A surge in the number of problem gamblers identified by SkyCity has not been matched with preventive actions such as exclusions from the casino.

Reports prepared for the Gambling Commission by SkyCity show the number of customers with signs of problem gambling rose from 661 in 2008 to 2582 last year.

But while the casino identified 291 per cent more people with gambling problems, exclusions from the casino over the same time period went up by 27 per cent.

In 2008, 428 people were excluded from the casino, compared to 544 last year.


Graeme Ramsey from the Problem Gambling Foundation said the figures, released under the Official Information Act, showed SkyCity was better at identifying problem gambling.

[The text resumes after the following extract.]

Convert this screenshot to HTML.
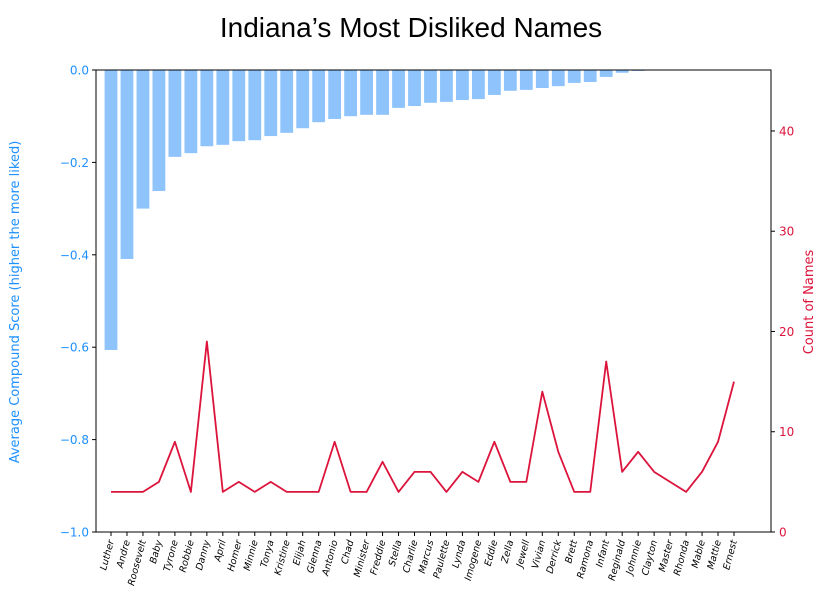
<!DOCTYPE html>
<html><head><meta charset="utf-8"><style>
body{margin:0;background:#fff;}
svg text{font-family:"DejaVu Sans","Liberation Sans",sans-serif;}
</style></head><body>
<svg id="chart" width="827" height="606" xmlns="http://www.w3.org/2000/svg">
<text x="411" y="37" text-anchor="middle" font-size="28" fill="#000" style="font-family:'Liberation Sans',sans-serif">Indiana’s Most Disliked Names</text>
<g id="bars"></g>
<g id="line"></g>
<rect x="96" y="70" width="675" height="462" fill="none" stroke="#000" stroke-width="1"/>
<g id="axes"></g>
<text transform="translate(19,302) rotate(-90)" text-anchor="middle" font-size="13" fill="#1e90ff">Average Compound Score (higher the more liked)</text>
<text transform="translate(813,302) rotate(-90)" text-anchor="middle" font-size="13" fill="#dc143c">Count of Names</text>
</svg>
<script>
const names=["Luther","Andre","Roosevelt","Baby","Tyrone","Robbie","Danny","April","Homer","Minnie","Tonya","Kristine","Elijah","Glenna","Antonio","Chad","Minister","Freddie","Stella","Charlie","Marcus","Paulette","Lynda","Imogene","Eddie","Zella","Jewell","Vivian","Derrick","Brett","Ramona","Infant","Reginald","Johnnie","Clayton","Master","Rhonda","Mable","Mattie","Ernest"];
const scores=[-0.606,-0.409,-0.30,-0.262,-0.188,-0.18,-0.165,-0.162,-0.154,-0.152,-0.143,-0.136,-0.126,-0.113,-0.106,-0.1,-0.097,-0.097,-0.082,-0.078,-0.071,-0.069,-0.065,-0.063,-0.054,-0.045,-0.043,-0.039,-0.035,-0.028,-0.026,-0.015,-0.006,-0.002,-0.001,-0.001,0,0,0,0];
const counts=[4,4,4,5,9,4,19,4,5,4,5,4,4,4,9,4,4,7,4,6,6,4,6,5,9,5,5,14,8,4,4,17,6,8,6,5,4,6,9,15];
const leftTicks=[0,-0.2,-0.4,-0.6,-0.8,-1.0];
const leftLabels=["0.0","\u22120.2","\u22120.4","\u22120.6","\u22120.8","\u22121.0"];
const rightTicks=[0,10,20,30,40];
const NS="http://www.w3.org/2000/svg";
const X0=96,X1=771,Y0=70,Y1=532;
const first=111,step=(734-111)/39;
const xPos=i=>first+i*step;
const yL=v=>Y0+(0-v)/1.0*(Y1-Y0);
const yR=v=>Y1-v/46.08*(Y1-Y0);
function mk(tag,attrs,parent){const e=document.createElementNS(NS,tag);for(const k in attrs)e.setAttribute(k,attrs[k]);parent.appendChild(e);return e;}
const bars=document.getElementById('bars'),line=document.getElementById('line'),axes=document.getElementById('axes');
scores.forEach((v,i)=>{
  const y=yL(v);
  const r=mk('rect',{x:xPos(i)-6.4,y:Y0,width:12.8,height:Math.max(0,y-Y0),fill:'#8ec4fb'},bars);
  
  
});
const pts=counts.map((c,i)=>xPos(i)+','+yR(c)).join(' ');
const pl=mk('polyline',{points:pts,fill:'none',stroke:'#dc143c','stroke-width':1.8,'stroke-linejoin':'round'},line);


leftTicks.forEach((t,i)=>{
  const y=yL(t);
  const tk=mk('line',{x1:X0-4,x2:X0,y1:y,y2:y,stroke:'#000'},axes);
  
  
  const tx=mk('text',{x:X0-7,y:y+4.5,'text-anchor':'end','font-size':12,fill:'#1e90ff'},axes);
  tx.textContent=leftLabels[i];
  
  
});
rightTicks.forEach(t=>{
  const y=yR(t);
  const tk=mk('line',{x1:X1,x2:X1+4,y1:y,y2:y,stroke:'#000'},axes);
  
  
  const tx=mk('text',{x:X1+8,y:y+4.5,'font-size':12,fill:'#dc143c'},axes);
  tx.textContent=String(t);
  
  
});
names.forEach((n,i)=>{
  const x=xPos(i);
  const tk=mk('line',{x1:x,x2:x,y1:Y1,y2:Y1+4,stroke:'#000'},axes);
  
  
  const tx=mk('text',{transform:'translate('+(x+3)+','+(Y1+9)+') rotate(-75)','text-anchor':'end','font-size':9.5,'font-style':'italic',fill:'#000'},axes);
  tx.textContent=n;
  
  
});
</script>
</body></html>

"But my major concern is that while they are getting better at identifying it, that is not being met by a corresponding improvement in how they're dealing with problem gambling."

Mr Ramsey said he would expect a near 300 per cent increase in identifying signs of problem gambling would be matched by casino exclusions, staff interventions and other measures.

"But they're clearly not ... it's my belief that actually the business model is dependent upon people with problems.

"There's an inbuilt dilemma for SkyCity in terms of dealing with them and maintaining returns to shareholders."

Grainne Troute, SkyCity's general manager group services, said the increase reflected more effective monitoring by the casino, which was acknowledged by the Gambling Commission.

"This monitoring results in a range of different outcomes that are not limited solely to exclusion.

"It is important to point that our host responsibility for SkyCity covers not just gaming but also responsible service of alcohol."

The figures come amid negotiations between the Government and SkyCity over a $350 million national convention centre.

SkyCity has offered to build the centre in return for concessions on gambling.

It wants early renewal of its licence, more gambling machines, automated gaming tables and an increase in the number of other table games.

SkyCity's licence requires it to report to the Gambling Commission every six months on its implementation of its Host Responsibility Programme.

The casino licence granted to the company required the commission to review the programme every two years.

However, last month the Herald revealed the programme has never been reviewed, with the commission claiming it has been too busy so has put the review on the "back burner". The commission has said it hopes to review SkyCity's programme early next year.